Fire calculations use strength and stiffness reduction factors depending on the grade group, as the properties of the material can vary significantly at elevated temperatures, depending on its chemical composition. In practice, this means that it is necessary to clearly assign the grade to the appropriate group and use the appropriate factors in verifying fire resistance. Even when stainless steel behaves favorably “by nature,” the fire resistance requirements of a structure may necessitate the use of passive fire protection measures; their selection should be coordinated with durability requirements (e.g., moisture resistance) and aesthetics if the element is exposed.
Designing stainless steel structures – summary
Designing stainless steel structures is not simply a matter of replacing carbon steel with a “more durable” material. A consistent approach is key, in which the selection of the grade is based on an assessment of the environment and is then supported by details that limit moisture accumulation and the formation of gaps. The mechanical consequences are equally important: the lack of a clear yield point and the tendency to strain hardening influence the course of calculations and the assessment of serviceability.
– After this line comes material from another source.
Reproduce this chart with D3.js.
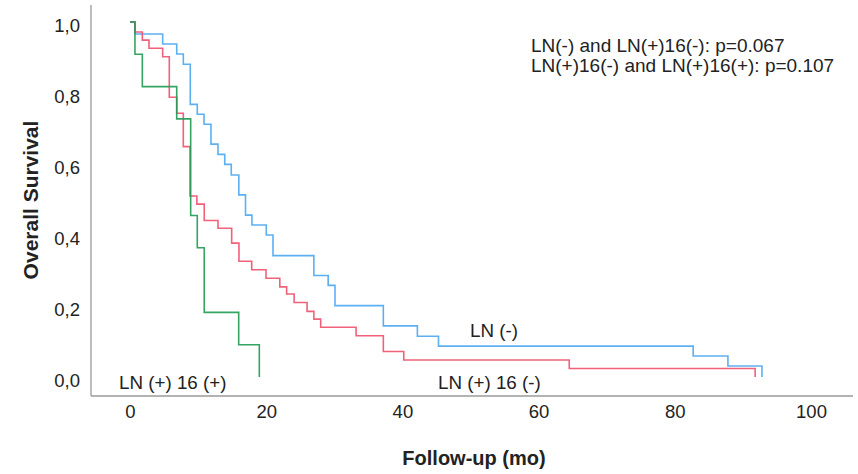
<!DOCTYPE html>
<html>
<head>
<meta charset="utf-8">
<script src="https://cdn.jsdelivr.net/npm/d3@7"></script>
<style>
  body { margin: 0; background: #fff; }
  text { font-family: "Liberation Sans", Arial, sans-serif; }
</style>
</head>
<body>
<div id="km"></div>
<script>
// Kaplan-Meier survival by LN status
const xTicks = [0, 20, 40, 60, 80, 100];
const yTicks = [0, 0.2, 0.4, 0.6, 0.8, 1.0];

// LN (-)
const lnNegTimes = [0, 0.73, 4.8, 6.86, 7.83, 8.85, 9.88, 10.87, 11.89, 12.92, 13.91, 14.87, 15.98, 16.96, 17.91, 20.01, 21.0, 27.0, 29.1, 30.1, 37.2, 42.2, 45.3, 82.7, 87.8, 92.8];
const lnNegSurv  = [1, 0.966, 0.938, 0.910, 0.881, 0.768, 0.740, 0.712, 0.656, 0.627, 0.599, 0.569, 0.513, 0.456, 0.428, 0.400, 0.342, 0.286, 0.258, 0.201, 0.144, 0.115, 0.087, 0.059, 0.031, 0];

// LN (+) 16 (-)
const ln16NegTimes = [0, 0.73, 1.81, 2.79, 4.8, 5.77, 6.86, 7.83, 8.81, 9.82, 10.9, 12.92, 14.93, 16.0, 17.87, 19.97, 22.0, 23.0, 24.1, 26.0, 27.0, 28.0, 33.2, 37.2, 40.2, 64.5, 91.8];
const ln16NegSurv  = [1, 0.972, 0.949, 0.926, 0.902, 0.788, 0.743, 0.649, 0.510, 0.487, 0.441, 0.419, 0.377, 0.326, 0.302, 0.278, 0.254, 0.234, 0.210, 0.185, 0.163, 0.140, 0.116, 0.072, 0.048, 0.024, 0];

// LN (+) 16 (+)
const ln16PosTimes = [0, 0.73, 1.81, 6.86, 8.91, 9.88, 10.9, 15.96, 18.99];
const ln16PosSurv  = [1, 0.909, 0.818, 0.727, 0.455, 0.364, 0.182, 0.091, 0];

const pValueLines = [
    'LN(-) and LN(+)16(-): p=0.067',
    'LN(+)16(-) and LN(+)16(+): p=0.107'
];

(function () {
    const width = 858;
    const height = 474;

    const svg = d3.select('#km')
        .append('svg')
        .attr('width', width)
        .attr('height', height);

    const x = d3.scaleLinear().domain([0, 100]).range([130, 811]);
    const y = d3.scaleLinear().domain([0, 1]).range([377, 22]);

    const axisX = 91;
    const axisY = 396;

    // axis lines
    svg.append('line')
        .attr('x1', axisX).attr('x2', axisX)
        .attr('y1', 5).attr('y2', axisY)
        .attr('stroke', '#9a9a9a').attr('stroke-width', 1.3);
    svg.append('line')
        .attr('x1', axisX).attr('x2', 853)
        .attr('y1', axisY).attr('y2', axisY)
        .attr('stroke', '#9a9a9a').attr('stroke-width', 1.3);

    const gx = svg.append('g')
        .attr('transform', `translate(0,${axisY})`)
        .call(d3.axisBottom(x).tickValues(xTicks).tickSize(0).tickPadding(9));
    gx.select('.domain').remove();
    gx.selectAll('text')
        .attr('font-size', 18.5)
        .attr('fill', '#222')
        .attr('font-family', '"Liberation Sans", Arial, sans-serif');

    const gy = svg.append('g')
        .attr('transform', `translate(${axisX},0)`)
        .call(d3.axisLeft(y).tickValues(yTicks).tickSize(0).tickPadding(11)
            .tickFormat(d => d.toFixed(1).replace('.', ',')));
    gy.select('.domain').remove();
    gy.selectAll('text')
        .attr('font-size', 18.5)
        .attr('fill', '#222')
        .attr('dy', '0.5em')
        .attr('font-family', '"Liberation Sans", Arial, sans-serif');

    // axis titles
    svg.append('text')
        .attr('x', 474).attr('y', 465)
        .attr('text-anchor', 'middle')
        .attr('font-size', 20).attr('font-weight', 'bold').attr('fill', '#222')
        .text('Follow-up (mo)');

    svg.append('text')
        .attr('transform', 'translate(38,200) rotate(-90)')
        .attr('text-anchor', 'middle')
        .attr('font-size', 21).attr('font-weight', 'bold').attr('fill', '#222')
        .text('Overall Survival');

    const line = d3.line()
        .x(d => x(d[0]))
        .y(d => y(d[1]))
        .curve(d3.curveStepAfter);

    const series = [
        { times: lnNegTimes, surv: lnNegSurv, color: '#4aa6ef' },
        { times: ln16NegTimes, surv: ln16NegSurv, color: '#f0506c' },
        { times: ln16PosTimes, surv: ln16PosSurv, color: '#1f9a52' }
    ];

    series.forEach(s => {
        svg.append('path')
            .datum(d3.zip(s.times, s.surv))
            .attr('d', line)
            .attr('fill', 'none')
            .attr('stroke', s.color)
            .attr('stroke-width', 1.6)
            .attr('stroke-opacity', 0.9);
    });

    // curve labels
    const labels = [
        { text: 'LN (-)', x: 470, y: 337 },
        { text: 'LN (+) 16 (-)', x: 438, y: 389 },
        { text: 'LN (+) 16 (+)', x: 119, y: 389 }
    ];
    svg.selectAll('.curve-label')
        .data(labels)
        .enter()
        .append('text')
        .attr('class', 'curve-label')
        .attr('x', d => d.x).attr('y', d => d.y)
        .attr('font-size', 18.8).attr('fill', '#222')
        .text(d => d.text);

    // p-values
    svg.selectAll('.pval')
        .data(pValueLines)
        .enter()
        .append('text')
        .attr('class', 'pval')
        .attr('x', 531)
        .attr('y', (d, i) => 52 + i * 20)
        .attr('font-size', 19).attr('fill', '#222')
        .text(d => d);
})();
</script>
</body>
</html>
In strictly structural terms, stainless steel follows the same logic as Eurocodes, but requires greater attention in areas of local instability, cross-section classification, and bar stability. Joints and connections should be designed with durability and service in mind, and workmanship must protect the corrosion resistance of the material. When these elements “work together,” stainless steel allows for structures with high reliability, attractive aesthetics, and low maintenance costs throughout their life cycle.